Miguel Díaz-Canel celebrated university graduations taking place in Cuba this Tuesday on his X account, labeling them as "great news" even as the Cuban educational system faces one of its worst crises in decades.
"A great piece of news is flooding the networks: despite the energy blockade, punishments, and threats, our universities are celebrating their graduations for the Centenary of Fidel with the beauty and emotions of always. Congratulations graduates, the Homeland counts on you to break the siege," wrote the leader.
He accompanied his message with images of ceremonies at various universities across the country, where students joyfully displayed their graduation certificates.
What the tweet omits is the real context in which this 2025-2026 course took place: a year marked by blackouts of up to 50 consecutive hours, massive suspensions of classes, and emergency decisions that reveal the collapse of the sector.
The government had to cancel the entrance exams for university for the 2026-2027 academic year, announced on May 20, replacing them with the accumulated academic average from pre-university due to the inability to ensure minimum conditions for the tests.
Shortly after, the authorities advanced the end of the school year to the period from June 15 to June 30, also due to the energy crisis and fuel shortages.
The University of Holguín completely suspended classes from February 6 until March 2026. The University of Oriente held its provincial graduation on June 15 and 16, but could not transport students from Granma, Holguín, and Guantánamo to the central campus due to a lack of fuel, delivering their diplomas in their respective territories.
On March 5, classes were suspended at all levels in Havana, including preschools, following a massive blackout caused by a failure at the Antonio Guiteras power plant.
This situation is compounded by a deficit of 24,000 teachers —12.5% of the vacant positions— with salaries ranging from eight to twenty dollars monthly at the informal exchange rate.
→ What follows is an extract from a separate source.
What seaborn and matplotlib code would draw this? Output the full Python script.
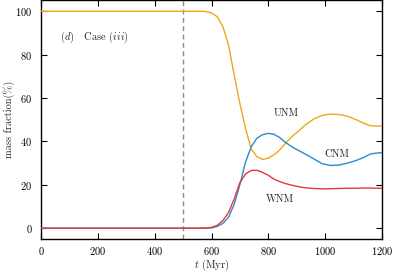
import numpy as np
import pandas as pd
import matplotlib
matplotlib.use("Agg")
import matplotlib.pyplot as plt
from matplotlib.ticker import MultipleLocator
import seaborn as sns

# === Data ===
time_myr = [0, 500, 560, 580, 600, 620, 640, 660, 680, 700, 720, 740, 760, 780,
            800, 820, 840, 860, 880, 900, 930, 960, 990, 1020, 1050, 1080, 1110,
            1140, 1160, 1180, 1200]
unm = [100, 100, 100, 99.9, 99.2, 97.5, 93, 84.5, 70.5, 57.5, 46, 36.5, 33, 31.7,
       32.3, 33.8, 36, 39, 41.8, 44, 47.5, 50.3, 52, 52.6, 52.4, 51.6, 50,
       48.2, 47.2, 47.1, 47.1]
cnm = [0, 0, 0, 0, 0.1, 0.8, 2.2, 5, 11, 20, 30.5, 37.5, 41.5, 43.1,
       43.7, 43.3, 41.8, 39.6, 37.8, 36.3, 34.2, 32, 29.7, 28.9, 29.1, 30, 31.2,
       32.8, 34.2, 34.6, 34.8]
wnm = [0, 0, 0, 0.05, 0.4, 1.3, 3.5, 7.2, 13.5, 21, 25, 26.6, 26.7, 25.7,
       24.4, 22.6, 21.5, 20.6, 19.9, 19.3, 18.6, 18.3, 18.1, 18.2, 18.3, 18.4, 18.4,
       18.5, 18.5, 18.4, 18.4]
phases = ["UNM", "CNM", "WNM"]
colors = {"UNM": "#f2a516", "CNM": "#2a8bcb", "WNM": "#e8373a"}
t_switch = 500

df = pd.DataFrame({"t": time_myr * 3,
                   "frac": unm + cnm + wnm,
                   "phase": np.repeat(phases, len(time_myr))})

# === Style ===
sns.set_style("ticks")
plt.rcParams["font.family"] = ["cmr10"]
plt.rcParams["mathtext.fontset"] = "cm"
plt.rcParams["axes.formatter.use_mathtext"] = True
plt.rcParams["axes.unicode_minus"] = False
fs = 7.5

fig = plt.figure(figsize=(3.96, 2.73), dpi=100)
ax = fig.add_axes([0.1043, 0.1245, 0.8596, 0.874])

ax.axvline(t_switch, color="#8c8c8c", lw=1.0, ls=(0, (3.5, 2.5)), zorder=1)
sns.lineplot(data=df, x="t", y="frac", hue="phase", hue_order=phases,
             palette=colors, lw=1.0, legend=False, ax=ax, zorder=3)

ax.set_xlim(0, 1200)
ax.set_ylim(-5, 105)
ax.xaxis.set_major_locator(MultipleLocator(200))
ax.yaxis.set_major_locator(MultipleLocator(20))
ax.tick_params(direction="in", top=True, right=True, length=4, width=0.8,
               labelsize=fs, colors="black")
ax.tick_params(axis="x", pad=4)
ax.tick_params(axis="y", pad=6.5)
for s in ax.spines.values():
    s.set_linewidth(1.0)
    s.set_color("black")

ax.set_xlabel(r"$t$ (Myr)", fontsize=fs)
ax.set_ylabel("mass fraction(%)", fontsize=fs)
ax.yaxis.set_label_coords(-0.078, 0.5)
ax.xaxis.set_label_coords(0.5, -0.077)

ax.text(66, 88, r"$(d)$   Case $(iii)$", fontsize=fs, va="center", ha="left")
ax.text(865, 53, "UNM", fontsize=fs, ha="center", va="center")
ax.text(1041, 34.2, "CNM", fontsize=fs, ha="center", va="center")
ax.text(841, 13.3, "WNM", fontsize=fs, ha="center", va="center")

fig.savefig("out.png", dpi=100)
The reaction of Cubans to Díaz-Canel's tweet was mostly critical. "Do you know how many graduates are surviving on the streets? Doing anything that brings them more money than their profession. Our professionals are frustrated, unless they are in leadership positions," replied a user.
Other comments pointed in the same direction: "And then they have no job, what irony."
Another person emphasized the brain drain that the country has been experiencing for decades: "More than half of those graduates will leave Cuba."
The reality behind Díaz-Canel's words has concrete numbers: Cuba lost more than 30,000 doctors between 2021 and 2024, and it is estimated that 545,000 Cubans emigrated just in 2025, predominantly aged between 20 and 40 years, precisely a part of the generation that is now receiving diplomas.